Paul A. Zahl
Paul A. Zahl (1910–1985) was an American biologist. He was a frequently published author and columnist as well as a respected photographer and explorer. He served as senior scientist to the National Geographic Society from 1958 to 1975.
Life and career
Paul Arthur Zahl was born in Bensenville, Illinois in 1910. He was an honors graduate of North Central College in that state, then received his doctorate in experimental biology from Harvard University in 1936, and immediately became notable in cancer research at Haskins Laboratories.
However, he became increasingly interested in natural history and wrote his first book "To the Lost World" in 1939. This was about a trip he took to Mt. Roraima in Venezuela. He wrote few books during his long career: "Blindness: Modern Approaches to the Unseen Environment" (1950), "Flamingo Hunt" (1952), and "Coro-Coro: World of the Scarlet Ibis" (1954). Also during this period he did research at New York's Museum of Natural History.
Zahl wrote more articles for National Geographic than anyone else in its long history, over fifty articles from 1949 to 1978. He always chose his subject matter and was never assigned them, and all the photography was taken by him. He wrote about coral reefs and volcanoes, giant frogs, carnivorous plants, seahorses, scorpions, man-of-war jellyfish, piranhas, hatchetfish, butterflies, and slime molds. He discovered the tallest redwood tree known at the time in the mid-sixties, which made the magazine's cover.
Zahl was married and had two children. At least sixteen of the articles included the entire Zahl family as they went off on adventurous vacations exploring the natural world.
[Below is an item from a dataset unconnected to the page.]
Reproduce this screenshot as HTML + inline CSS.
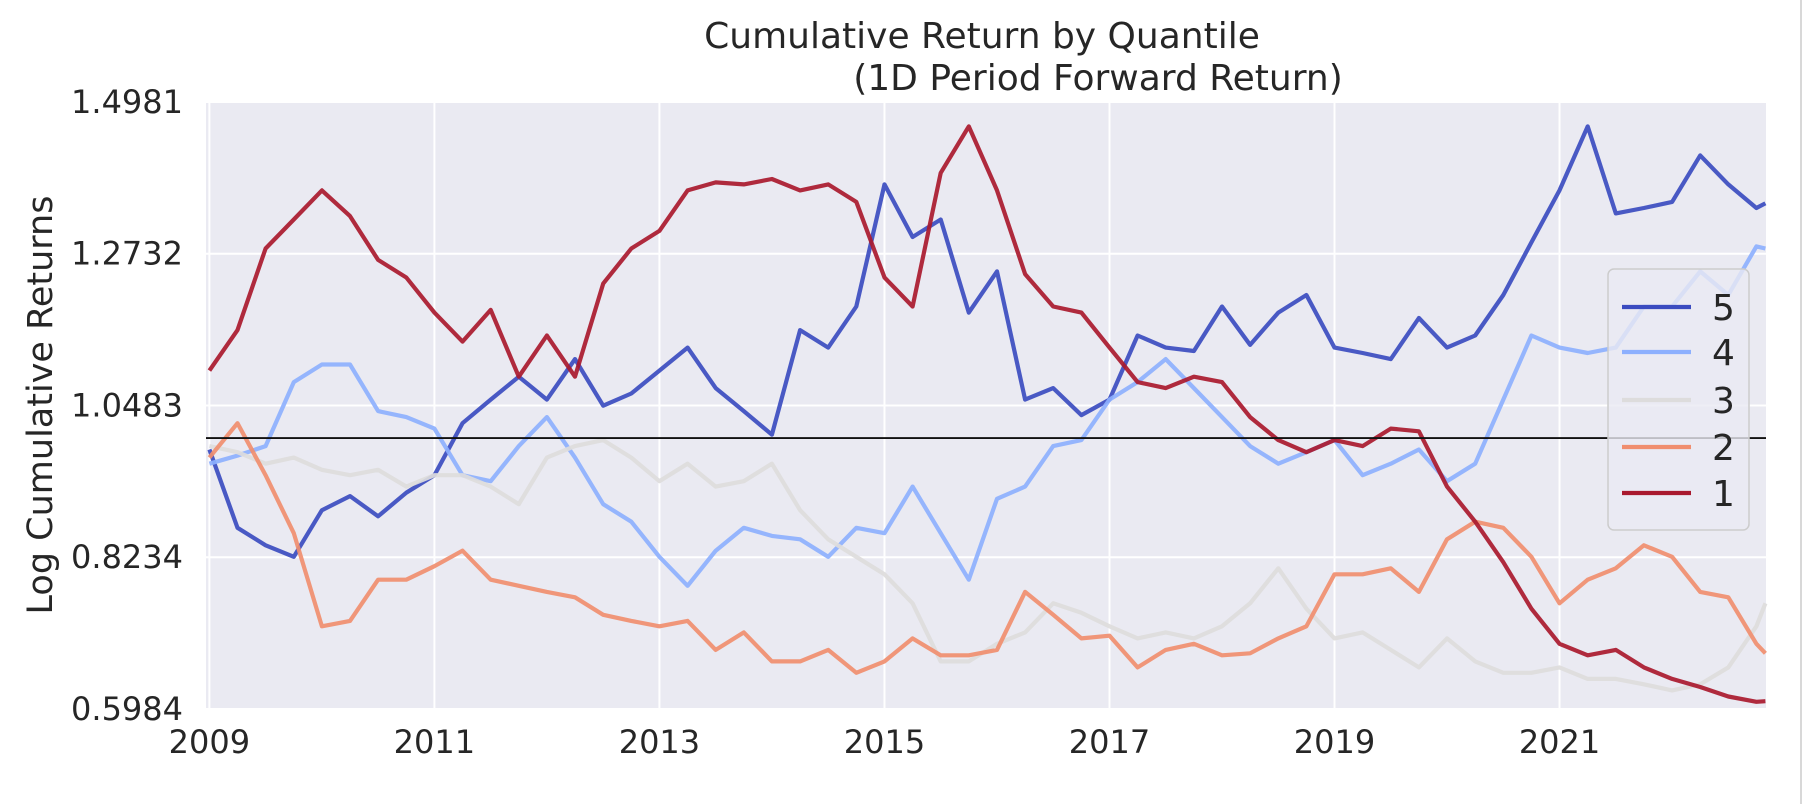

Up until 1959, the covers of the magazine had the famous yellow border and the black-on-white table of contents, but no photography. When photos were added, Mrs. Eda Zahl was the first human being to grace the cover of the magazine - even diving apparatus couldn't hide her good looks and she became known as the "playgirl of National Geographic".
Zahl wrote prolifically. His articles also appeared in Atlantic Magazine, Scientific American, Scientific Monthly, and in the 1960s he wrote a column for The American Scholar. He won many awards for photography and some of his work is on permanent display in New York's Museum of Modern Art.
Paul A. Zahl died of prostate cancer in 1985, at the age of 75. At the National Geographic Society headquarters, they hung the flag at half mast.